Mind you, Howard Cosell hadn't arrived yet and sports journalism was not what it has turned into today - with a million cameras and reporters everywhere - so we didn't really know what was going on. At least it wasn't reported.
Gilchrist played in Hamilton, Saskatchewan, and Toronto. I don't recall him in Saskatchewan; back in the late 50's I don't think I even knew where it was.
Before there was Cassius Clay fighting for rights and the black man, there was Cookie.
He fought for everything and owners had to listen because he was so good. At 6-3, 250 pounds, he was a demolition truck ready to rumble. He played fullback - a ball-carrying position in those days. He also played linebacker for a while, and was a CFL all-star at the position, and place kicker.
He also truly wanted to be paid for all three positions.
"I fulfill three roles on your team so I want three salaries," he used to say, and when he didn't get it he was vocal about it.
Cookie Gilchrist didn't drink, do drugs, or smoke, but may have had a touch eccentricity within him as he drove a car with the words: "Lookie Lookie Here Comes Cookie" on it.
He was born in 1935 in Pennsylvania and in high school he was taken by the Cleveland Browns. That didn't go well and he ended up with the Sarnia Imperials and the Kitchener-Waterloo Dutchmen of the Ontario Rugby Football Union. In 1956, at 21, he joined the Ti-Cats.
His CFL career shows him with nearly 5000 yards (4911) in five seasons.

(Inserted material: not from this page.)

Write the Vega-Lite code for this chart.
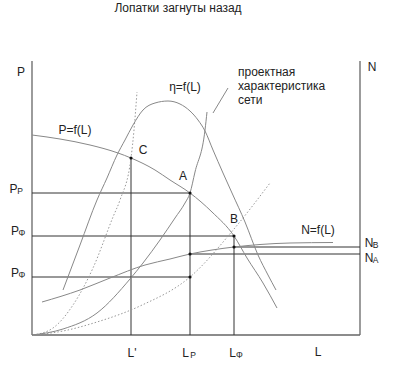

And let's not forget, they were 12-game seasons.
He also had 12 interceptions in his time on defence. Oh, in addition to linebacker he played cornerback. Imagine a 250 pound cornerback? The 12 interceptions prove he was no slouch.

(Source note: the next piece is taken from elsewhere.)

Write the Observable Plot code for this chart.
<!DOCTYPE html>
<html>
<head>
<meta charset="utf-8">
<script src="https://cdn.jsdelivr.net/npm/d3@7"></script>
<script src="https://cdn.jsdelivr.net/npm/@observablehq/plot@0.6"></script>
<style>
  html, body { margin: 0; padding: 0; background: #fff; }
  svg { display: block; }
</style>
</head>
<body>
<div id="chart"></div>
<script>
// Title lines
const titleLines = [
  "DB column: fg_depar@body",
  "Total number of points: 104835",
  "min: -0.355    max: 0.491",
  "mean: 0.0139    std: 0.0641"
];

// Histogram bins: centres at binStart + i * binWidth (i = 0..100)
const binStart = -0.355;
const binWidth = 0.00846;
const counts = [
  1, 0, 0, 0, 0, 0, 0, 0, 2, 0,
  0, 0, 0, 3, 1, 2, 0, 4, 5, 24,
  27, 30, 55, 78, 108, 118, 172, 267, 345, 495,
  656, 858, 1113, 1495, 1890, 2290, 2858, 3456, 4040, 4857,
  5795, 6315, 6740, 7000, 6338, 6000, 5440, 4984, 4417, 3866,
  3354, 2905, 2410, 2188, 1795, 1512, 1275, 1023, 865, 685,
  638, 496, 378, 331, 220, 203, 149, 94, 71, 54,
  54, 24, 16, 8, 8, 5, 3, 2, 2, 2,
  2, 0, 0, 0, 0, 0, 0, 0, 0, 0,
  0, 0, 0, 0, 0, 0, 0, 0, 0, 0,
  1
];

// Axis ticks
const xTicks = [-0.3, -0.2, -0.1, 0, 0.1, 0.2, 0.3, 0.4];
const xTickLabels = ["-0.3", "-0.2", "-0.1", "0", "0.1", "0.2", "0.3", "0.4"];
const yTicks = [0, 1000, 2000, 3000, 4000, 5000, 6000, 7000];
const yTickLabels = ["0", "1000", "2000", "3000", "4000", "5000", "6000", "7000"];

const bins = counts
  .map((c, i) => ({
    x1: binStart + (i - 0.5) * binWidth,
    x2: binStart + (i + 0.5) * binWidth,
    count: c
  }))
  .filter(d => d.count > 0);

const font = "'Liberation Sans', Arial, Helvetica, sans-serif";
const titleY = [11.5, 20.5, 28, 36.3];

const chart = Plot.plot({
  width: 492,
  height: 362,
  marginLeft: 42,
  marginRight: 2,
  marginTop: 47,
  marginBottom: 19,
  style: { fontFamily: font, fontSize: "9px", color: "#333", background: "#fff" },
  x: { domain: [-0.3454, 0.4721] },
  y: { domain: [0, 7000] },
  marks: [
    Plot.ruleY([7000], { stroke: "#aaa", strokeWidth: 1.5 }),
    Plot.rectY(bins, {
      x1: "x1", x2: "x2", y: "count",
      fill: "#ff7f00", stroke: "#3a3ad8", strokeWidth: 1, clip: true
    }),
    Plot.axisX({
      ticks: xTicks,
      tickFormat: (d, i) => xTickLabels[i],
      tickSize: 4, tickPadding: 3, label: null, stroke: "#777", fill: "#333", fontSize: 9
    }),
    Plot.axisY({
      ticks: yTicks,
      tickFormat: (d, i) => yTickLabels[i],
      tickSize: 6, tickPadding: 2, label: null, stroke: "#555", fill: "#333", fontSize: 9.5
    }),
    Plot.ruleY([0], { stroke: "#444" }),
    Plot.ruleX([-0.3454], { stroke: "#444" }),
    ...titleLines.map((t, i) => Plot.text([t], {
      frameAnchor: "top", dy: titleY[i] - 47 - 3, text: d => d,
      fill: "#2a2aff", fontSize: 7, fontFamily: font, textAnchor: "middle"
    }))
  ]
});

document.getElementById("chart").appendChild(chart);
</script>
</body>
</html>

He played for Hamilton in 1957; Saskatchewan in '58 and with the Argos from '59-'62.
In 1960 he was a finalist for the CFL's Most Outstanding Player award, losing to Edmonton's Jackie Parker.
"Possibly, for his age, he may have been as good as Jim Brown," said former Ti-Cat Angelo Mosca.

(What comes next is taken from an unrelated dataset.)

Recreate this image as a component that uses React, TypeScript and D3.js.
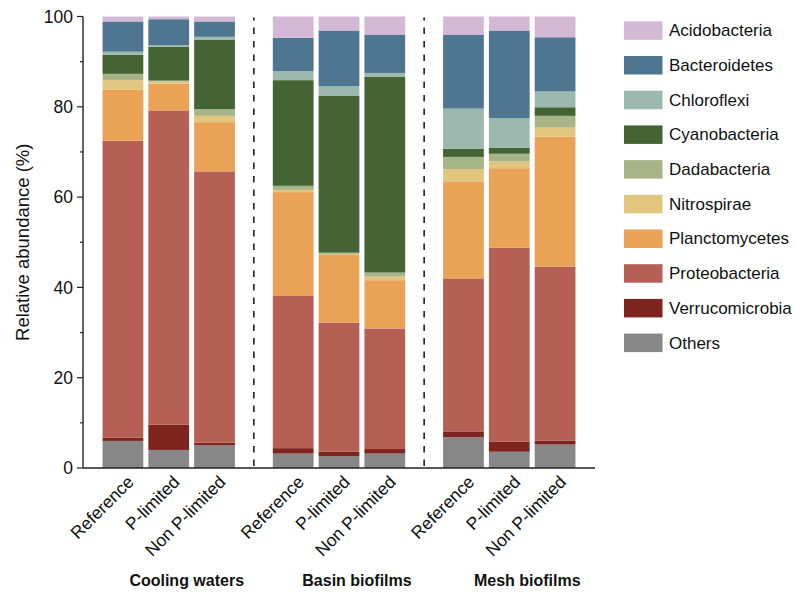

Larry Fesler, who covered the Buffalo Bills from the AFL beginnings up until 2007, called Gilchrist the best all-around football player that he ever saw. And he's seen the likes of Jim Kelly and Thurman Thomas.
Gilchrist still holds the Argos single-game scoring record at 27 points. It was a game in 1960 against Montreal.
That was the year the Argos finished first with the likes of Rote, Dave Mann, Dick Shatto and Cookie.
Why is he not in the CFL Hall of Fame? He was voted in but refused, saying the Argos took advantage of him. It appeared however, that he softened his stance on that in the last 15-20 years.
He joined the fledging AFL in 1962 and played for the Bills. He became the league's first 1000-yard rusher and took home the MVP. And, in 1964, led the Bills to their only title, beating the San Diego Chargers 20-7. He also took three AFL rushing titles.
In 1963 he wore the #32, becoming one of four sports people wearing number 32 that year to capture MVP awards. (Sandy Koufax, Elston Howard, and Jim Brown in addition to Gilchrist.)
Although he only played for the Bills for three years (62-64), he is still the third leading rusher in Bills history.
One of the biggest things he did was in 1965. In 1965, the AFL all-star game was held in New Orleans, were segregation was rampant.
The players were told it would stop; it didn't. Gilchrist and his teammates had a hard time getting cabs, eating in restaurants, and sleeping in good motels.
Some players called a meeting, and it was Cookie Gilchrist who spoke out saying it's "got to stop."
He forced the movement of the game to Houston. Meanwhile, New Orleans, which was in the running for an NFL franchise, was stunned that the AFL had pulled out. They started de-segregating a short time later; they got their franchise a few years later.
Many say the moving of that AFL game was a turning point, and that move was sparked by Gilchrist.
Gilchrist loved Canada, and especially Toronto. His three children, two sons and a daughter, live there.
He played for the Denver Broncos in 1965 and 1967, and for Miami in 1966. He was selected as fullback for the all-time AFL team.
He died this week at an assisted living centre near Pittsburgh.